Given task:
Repeat the data below exactly, dropping any pictures it holds.

Data block:
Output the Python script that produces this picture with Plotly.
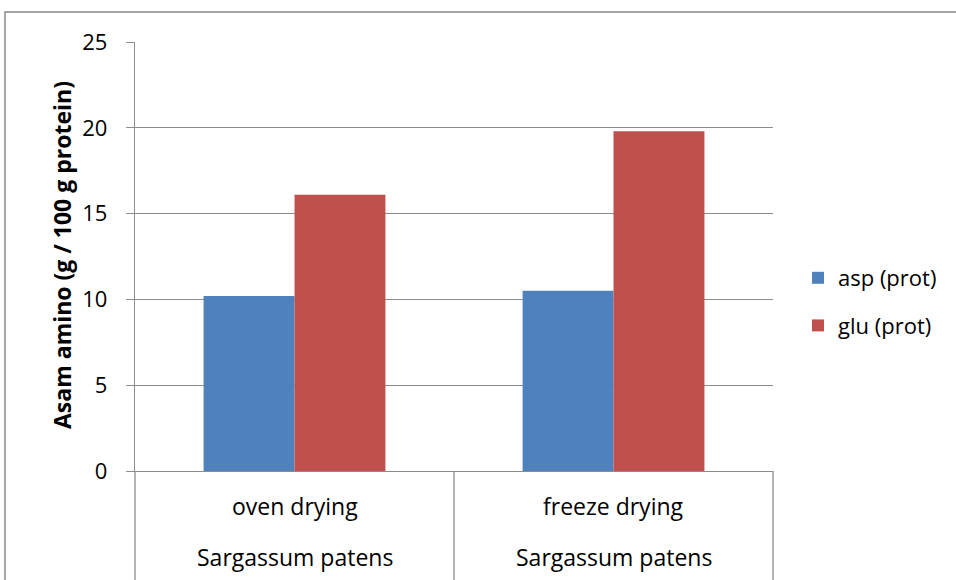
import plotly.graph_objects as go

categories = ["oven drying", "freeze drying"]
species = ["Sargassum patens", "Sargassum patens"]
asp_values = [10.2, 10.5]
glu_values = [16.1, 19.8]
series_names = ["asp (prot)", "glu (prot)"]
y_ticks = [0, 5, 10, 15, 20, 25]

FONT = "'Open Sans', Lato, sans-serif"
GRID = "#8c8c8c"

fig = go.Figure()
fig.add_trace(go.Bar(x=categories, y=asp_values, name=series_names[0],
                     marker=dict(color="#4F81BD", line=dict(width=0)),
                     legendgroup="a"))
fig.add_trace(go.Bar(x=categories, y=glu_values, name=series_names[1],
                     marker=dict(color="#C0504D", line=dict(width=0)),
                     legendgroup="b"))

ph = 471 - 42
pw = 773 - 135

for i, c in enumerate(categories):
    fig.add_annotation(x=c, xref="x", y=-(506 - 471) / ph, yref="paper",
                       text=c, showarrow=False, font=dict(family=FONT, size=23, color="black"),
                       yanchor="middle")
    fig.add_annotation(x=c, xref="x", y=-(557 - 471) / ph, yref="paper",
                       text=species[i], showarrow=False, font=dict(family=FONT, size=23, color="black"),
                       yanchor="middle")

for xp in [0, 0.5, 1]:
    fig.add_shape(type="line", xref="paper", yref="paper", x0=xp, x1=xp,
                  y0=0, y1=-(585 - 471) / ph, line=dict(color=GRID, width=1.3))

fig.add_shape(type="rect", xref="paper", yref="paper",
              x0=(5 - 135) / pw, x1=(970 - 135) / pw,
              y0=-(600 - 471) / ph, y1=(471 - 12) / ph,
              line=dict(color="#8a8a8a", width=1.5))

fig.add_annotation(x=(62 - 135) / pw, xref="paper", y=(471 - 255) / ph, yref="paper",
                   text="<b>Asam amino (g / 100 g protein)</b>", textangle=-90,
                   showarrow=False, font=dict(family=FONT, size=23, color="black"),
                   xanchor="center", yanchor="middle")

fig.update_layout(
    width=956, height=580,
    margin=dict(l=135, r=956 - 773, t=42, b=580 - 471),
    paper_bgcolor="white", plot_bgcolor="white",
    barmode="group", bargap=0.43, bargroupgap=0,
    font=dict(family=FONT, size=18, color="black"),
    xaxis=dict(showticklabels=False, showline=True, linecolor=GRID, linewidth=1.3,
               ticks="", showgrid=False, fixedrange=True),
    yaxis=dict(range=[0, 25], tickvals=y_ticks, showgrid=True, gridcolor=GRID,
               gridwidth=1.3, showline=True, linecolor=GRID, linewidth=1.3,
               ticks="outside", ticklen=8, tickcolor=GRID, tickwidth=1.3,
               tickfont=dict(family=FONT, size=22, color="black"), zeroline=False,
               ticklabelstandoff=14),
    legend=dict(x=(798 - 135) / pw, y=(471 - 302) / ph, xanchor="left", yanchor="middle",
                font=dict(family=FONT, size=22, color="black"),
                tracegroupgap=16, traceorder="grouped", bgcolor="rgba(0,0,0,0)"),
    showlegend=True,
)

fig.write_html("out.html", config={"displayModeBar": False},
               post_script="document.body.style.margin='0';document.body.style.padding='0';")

The result:
Output the Python script that produces this picture with Plotly.
import plotly.graph_objects as go

categories = ["oven drying", "freeze drying"]
species = ["Sargassum patens", "Sargassum patens"]
asp_values = [10.2, 10.5]
glu_values = [16.1, 19.8]
series_names = ["asp (prot)", "glu (prot)"]
y_ticks = [0, 5, 10, 15, 20, 25]

FONT = "'Open Sans', Lato, sans-serif"
GRID = "#8c8c8c"

fig = go.Figure()
fig.add_trace(go.Bar(x=categories, y=asp_values, name=series_names[0],
                     marker=dict(color="#4F81BD", line=dict(width=0)),
                     legendgroup="a"))
fig.add_trace(go.Bar(x=categories, y=glu_values, name=series_names[1],
                     marker=dict(color="#C0504D", line=dict(width=0)),
                     legendgroup="b"))

ph = 471 - 42
pw = 773 - 135

for i, c in enumerate(categories):
    fig.add_annotation(x=c, xref="x", y=-(506 - 471) / ph, yref="paper",
                       text=c, showarrow=False, font=dict(family=FONT, size=23, color="black"),
                       yanchor="middle")
    fig.add_annotation(x=c, xref="x", y=-(557 - 471) / ph, yref="paper",
                       text=species[i], showarrow=False, font=dict(family=FONT, size=23, color="black"),
                       yanchor="middle")

for xp in [0, 0.5, 1]:
    fig.add_shape(type="line", xref="paper", yref="paper", x0=xp, x1=xp,
                  y0=0, y1=-(585 - 471) / ph, line=dict(color=GRID, width=1.3))

fig.add_shape(type="rect", xref="paper", yref="paper",
              x0=(5 - 135) / pw, x1=(970 - 135) / pw,
              y0=-(600 - 471) / ph, y1=(471 - 12) / ph,
              line=dict(color="#8a8a8a", width=1.5))

fig.add_annotation(x=(62 - 135) / pw, xref="paper", y=(471 - 255) / ph, yref="paper",
                   text="<b>Asam amino (g / 100 g protein)</b>", textangle=-90,
                   showarrow=False, font=dict(family=FONT, size=23, color="black"),
                   xanchor="center", yanchor="middle")

fig.update_layout(
    width=956, height=580,
    margin=dict(l=135, r=956 - 773, t=42, b=580 - 471),
    paper_bgcolor="white", plot_bgcolor="white",
    barmode="group", bargap=0.43, bargroupgap=0,
    font=dict(family=FONT, size=18, color="black"),
    xaxis=dict(showticklabels=False, showline=True, linecolor=GRID, linewidth=1.3,
               ticks="", showgrid=False, fixedrange=True),
    yaxis=dict(range=[0, 25], tickvals=y_ticks, showgrid=True, gridcolor=GRID,
               gridwidth=1.3, showline=True, linecolor=GRID, linewidth=1.3,
               ticks="outside", ticklen=8, tickcolor=GRID, tickwidth=1.3,
               tickfont=dict(family=FONT, size=22, color="black"), zeroline=False,
               ticklabelstandoff=14),
    legend=dict(x=(798 - 135) / pw, y=(471 - 302) / ph, xanchor="left", yanchor="middle",
                font=dict(family=FONT, size=22, color="black"),
                tracegroupgap=16, traceorder="grouped", bgcolor="rgba(0,0,0,0)"),
    showlegend=True,
)

fig.write_html("out.html", config={"displayModeBar": False},
               post_script="document.body.style.margin='0';document.body.style.padding='0';")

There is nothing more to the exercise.